At issue are small tags, perforated with a hole in one corner, bearing one or more primitive carvings similar to classic hieroglyphs. Some of these carvings are more obviously similar to known hieroglyphs than others, and the archaeologists dealing with them found that if these carvings were read like standard Egyptian writing, they not only made sense in a generic fashion, but they actually clarified the nature of the discovery: they were tied to goods that were brought to the tomb then under excavation, and identified the nature of those goods. Thus, Egyptian writing was already phonetic at that early date, and its primary function would seem to be the service of an already bureaucratic state.
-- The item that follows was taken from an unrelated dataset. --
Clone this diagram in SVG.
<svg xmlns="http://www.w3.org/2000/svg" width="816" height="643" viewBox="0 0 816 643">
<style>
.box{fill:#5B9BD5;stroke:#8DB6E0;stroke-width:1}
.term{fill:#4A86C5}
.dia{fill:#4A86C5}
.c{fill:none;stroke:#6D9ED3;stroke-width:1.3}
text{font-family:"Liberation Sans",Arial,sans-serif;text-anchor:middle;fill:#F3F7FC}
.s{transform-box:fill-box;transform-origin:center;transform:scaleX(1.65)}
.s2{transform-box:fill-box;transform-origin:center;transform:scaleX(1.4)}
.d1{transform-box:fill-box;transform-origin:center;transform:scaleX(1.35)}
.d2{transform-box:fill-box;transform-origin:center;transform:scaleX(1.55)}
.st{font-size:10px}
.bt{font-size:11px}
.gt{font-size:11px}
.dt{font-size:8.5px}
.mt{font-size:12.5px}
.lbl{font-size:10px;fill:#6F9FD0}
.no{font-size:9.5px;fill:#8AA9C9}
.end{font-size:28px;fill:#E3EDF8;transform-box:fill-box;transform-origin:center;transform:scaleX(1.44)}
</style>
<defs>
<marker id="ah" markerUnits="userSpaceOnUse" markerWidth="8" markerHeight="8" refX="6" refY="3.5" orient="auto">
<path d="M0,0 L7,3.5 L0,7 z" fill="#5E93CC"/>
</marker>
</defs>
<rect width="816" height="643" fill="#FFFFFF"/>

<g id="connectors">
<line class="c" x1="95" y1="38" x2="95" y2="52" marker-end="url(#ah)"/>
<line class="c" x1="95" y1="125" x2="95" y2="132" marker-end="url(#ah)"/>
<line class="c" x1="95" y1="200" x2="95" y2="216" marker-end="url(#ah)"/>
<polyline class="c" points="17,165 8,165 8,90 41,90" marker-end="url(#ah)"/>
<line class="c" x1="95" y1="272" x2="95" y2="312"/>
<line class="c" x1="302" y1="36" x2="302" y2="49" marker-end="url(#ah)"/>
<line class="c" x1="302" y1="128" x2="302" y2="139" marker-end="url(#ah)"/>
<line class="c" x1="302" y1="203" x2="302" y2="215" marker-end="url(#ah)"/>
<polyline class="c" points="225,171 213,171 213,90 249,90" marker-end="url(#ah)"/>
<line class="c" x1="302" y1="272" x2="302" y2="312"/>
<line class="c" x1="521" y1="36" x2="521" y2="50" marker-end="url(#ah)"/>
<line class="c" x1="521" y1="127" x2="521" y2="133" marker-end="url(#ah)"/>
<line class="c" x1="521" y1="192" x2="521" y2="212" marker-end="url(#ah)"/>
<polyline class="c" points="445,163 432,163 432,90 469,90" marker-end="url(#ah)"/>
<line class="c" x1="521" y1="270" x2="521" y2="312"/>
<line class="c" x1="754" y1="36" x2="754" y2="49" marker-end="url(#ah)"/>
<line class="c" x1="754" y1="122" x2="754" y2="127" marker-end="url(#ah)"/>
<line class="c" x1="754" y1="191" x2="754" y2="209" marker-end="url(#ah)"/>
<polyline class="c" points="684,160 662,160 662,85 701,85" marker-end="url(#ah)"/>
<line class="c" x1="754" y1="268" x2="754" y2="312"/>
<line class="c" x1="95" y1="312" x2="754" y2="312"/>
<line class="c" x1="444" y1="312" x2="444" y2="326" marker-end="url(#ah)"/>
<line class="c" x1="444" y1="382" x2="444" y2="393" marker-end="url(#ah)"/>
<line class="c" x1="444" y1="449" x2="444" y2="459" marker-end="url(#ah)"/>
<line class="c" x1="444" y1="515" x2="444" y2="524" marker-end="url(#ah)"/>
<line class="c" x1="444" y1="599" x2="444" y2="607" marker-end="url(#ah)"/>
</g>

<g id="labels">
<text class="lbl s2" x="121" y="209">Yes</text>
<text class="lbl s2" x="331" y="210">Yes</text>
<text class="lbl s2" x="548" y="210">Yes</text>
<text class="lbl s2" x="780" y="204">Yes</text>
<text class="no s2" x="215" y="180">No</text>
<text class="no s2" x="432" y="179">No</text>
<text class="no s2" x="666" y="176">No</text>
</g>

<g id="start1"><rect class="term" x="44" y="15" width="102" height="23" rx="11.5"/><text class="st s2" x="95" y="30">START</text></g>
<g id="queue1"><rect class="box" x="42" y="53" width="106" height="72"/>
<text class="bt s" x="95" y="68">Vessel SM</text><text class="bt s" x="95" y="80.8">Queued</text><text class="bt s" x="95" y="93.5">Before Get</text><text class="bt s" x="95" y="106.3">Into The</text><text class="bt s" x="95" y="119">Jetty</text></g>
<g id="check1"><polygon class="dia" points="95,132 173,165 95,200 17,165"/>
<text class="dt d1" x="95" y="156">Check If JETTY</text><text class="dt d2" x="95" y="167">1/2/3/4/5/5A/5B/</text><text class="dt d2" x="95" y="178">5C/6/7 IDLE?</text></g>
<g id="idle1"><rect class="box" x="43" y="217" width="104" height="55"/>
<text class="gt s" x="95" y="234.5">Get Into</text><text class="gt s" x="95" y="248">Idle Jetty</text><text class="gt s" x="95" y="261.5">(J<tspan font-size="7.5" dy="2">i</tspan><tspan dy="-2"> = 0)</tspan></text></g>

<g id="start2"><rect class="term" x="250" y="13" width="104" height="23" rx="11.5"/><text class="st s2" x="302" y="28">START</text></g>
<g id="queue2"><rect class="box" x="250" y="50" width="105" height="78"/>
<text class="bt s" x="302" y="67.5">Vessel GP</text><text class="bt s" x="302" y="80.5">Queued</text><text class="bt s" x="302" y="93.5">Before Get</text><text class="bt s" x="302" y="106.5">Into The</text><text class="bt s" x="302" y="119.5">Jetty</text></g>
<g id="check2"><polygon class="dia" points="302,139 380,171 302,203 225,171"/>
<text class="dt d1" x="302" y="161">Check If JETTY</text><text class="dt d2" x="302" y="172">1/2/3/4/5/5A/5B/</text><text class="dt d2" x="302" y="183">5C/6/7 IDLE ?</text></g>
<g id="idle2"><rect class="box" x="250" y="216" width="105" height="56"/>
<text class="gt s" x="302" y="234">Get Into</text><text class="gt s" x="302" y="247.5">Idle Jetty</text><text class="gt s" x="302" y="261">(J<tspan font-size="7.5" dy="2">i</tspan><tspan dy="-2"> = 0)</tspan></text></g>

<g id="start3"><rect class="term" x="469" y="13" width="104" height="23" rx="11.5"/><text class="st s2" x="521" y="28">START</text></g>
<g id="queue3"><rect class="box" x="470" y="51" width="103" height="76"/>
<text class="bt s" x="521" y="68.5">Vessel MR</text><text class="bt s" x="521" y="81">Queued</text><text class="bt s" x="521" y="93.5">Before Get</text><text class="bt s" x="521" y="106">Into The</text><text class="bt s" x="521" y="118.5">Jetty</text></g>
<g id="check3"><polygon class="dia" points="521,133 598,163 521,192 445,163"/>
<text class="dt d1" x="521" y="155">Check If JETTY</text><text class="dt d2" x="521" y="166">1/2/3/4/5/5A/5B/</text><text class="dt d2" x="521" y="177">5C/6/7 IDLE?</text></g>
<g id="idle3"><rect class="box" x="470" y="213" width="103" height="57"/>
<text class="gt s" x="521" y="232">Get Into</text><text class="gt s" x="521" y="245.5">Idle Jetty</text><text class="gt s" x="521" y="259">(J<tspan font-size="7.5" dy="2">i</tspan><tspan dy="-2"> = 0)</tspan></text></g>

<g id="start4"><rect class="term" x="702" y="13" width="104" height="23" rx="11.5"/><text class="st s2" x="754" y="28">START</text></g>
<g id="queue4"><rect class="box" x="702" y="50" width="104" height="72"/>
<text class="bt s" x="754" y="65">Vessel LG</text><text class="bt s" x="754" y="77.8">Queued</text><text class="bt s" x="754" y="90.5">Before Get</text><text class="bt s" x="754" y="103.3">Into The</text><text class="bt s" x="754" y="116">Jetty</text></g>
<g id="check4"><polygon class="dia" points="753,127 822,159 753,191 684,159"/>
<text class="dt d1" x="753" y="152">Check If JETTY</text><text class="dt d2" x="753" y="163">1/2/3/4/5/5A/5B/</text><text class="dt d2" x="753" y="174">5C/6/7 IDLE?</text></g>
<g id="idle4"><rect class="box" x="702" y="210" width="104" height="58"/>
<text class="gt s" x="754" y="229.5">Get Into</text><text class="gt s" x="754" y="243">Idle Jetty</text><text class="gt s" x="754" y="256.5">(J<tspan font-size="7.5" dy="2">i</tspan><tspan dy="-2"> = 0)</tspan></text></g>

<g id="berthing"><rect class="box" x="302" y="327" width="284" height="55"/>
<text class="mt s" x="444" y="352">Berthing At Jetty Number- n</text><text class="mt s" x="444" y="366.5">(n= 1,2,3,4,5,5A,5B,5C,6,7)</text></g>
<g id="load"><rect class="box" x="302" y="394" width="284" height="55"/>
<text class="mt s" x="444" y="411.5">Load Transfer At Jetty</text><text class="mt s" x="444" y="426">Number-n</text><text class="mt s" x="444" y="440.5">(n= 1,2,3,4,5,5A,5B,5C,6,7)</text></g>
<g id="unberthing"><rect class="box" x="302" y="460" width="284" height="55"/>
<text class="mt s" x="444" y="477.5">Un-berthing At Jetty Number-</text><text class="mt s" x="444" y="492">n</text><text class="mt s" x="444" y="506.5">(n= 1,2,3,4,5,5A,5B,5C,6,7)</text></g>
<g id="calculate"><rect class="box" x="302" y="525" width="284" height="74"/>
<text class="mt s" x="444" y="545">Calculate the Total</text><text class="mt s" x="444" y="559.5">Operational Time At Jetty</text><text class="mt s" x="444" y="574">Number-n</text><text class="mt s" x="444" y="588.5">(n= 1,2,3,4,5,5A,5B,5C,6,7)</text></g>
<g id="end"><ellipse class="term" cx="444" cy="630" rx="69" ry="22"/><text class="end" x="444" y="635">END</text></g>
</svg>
If these conclusions are borne out by future work, the emergence of hieroglyphics might resemble more the invention of shorthand than the development of the modern Latin alphabet. A group of people who maintained records for their livelihood agreed upon a series of symbols to rapidly and interchangeably record the spoken word for future use. In the case of Egyptian hieroglyphs, this system remained in use for 3,500 years, with the number of symbols growing according to need, but never being replaced or significantly altered.
Early hieroglyphs appear in small groups in discoveries from the Archaic period and the early phases of the Old Kingdom, but never in volume. Kings are identified, presumably by name, on late Predynastic palettes and maceheads, and more certainly on Early Dynastic monuments, in which the king's Horus name is presented inside of a stylized palace image known as a serekh; but lengthy works are absent. This need not suggest that writing was not yet used for lengthier compositions, but only that such compositions have not been discovered.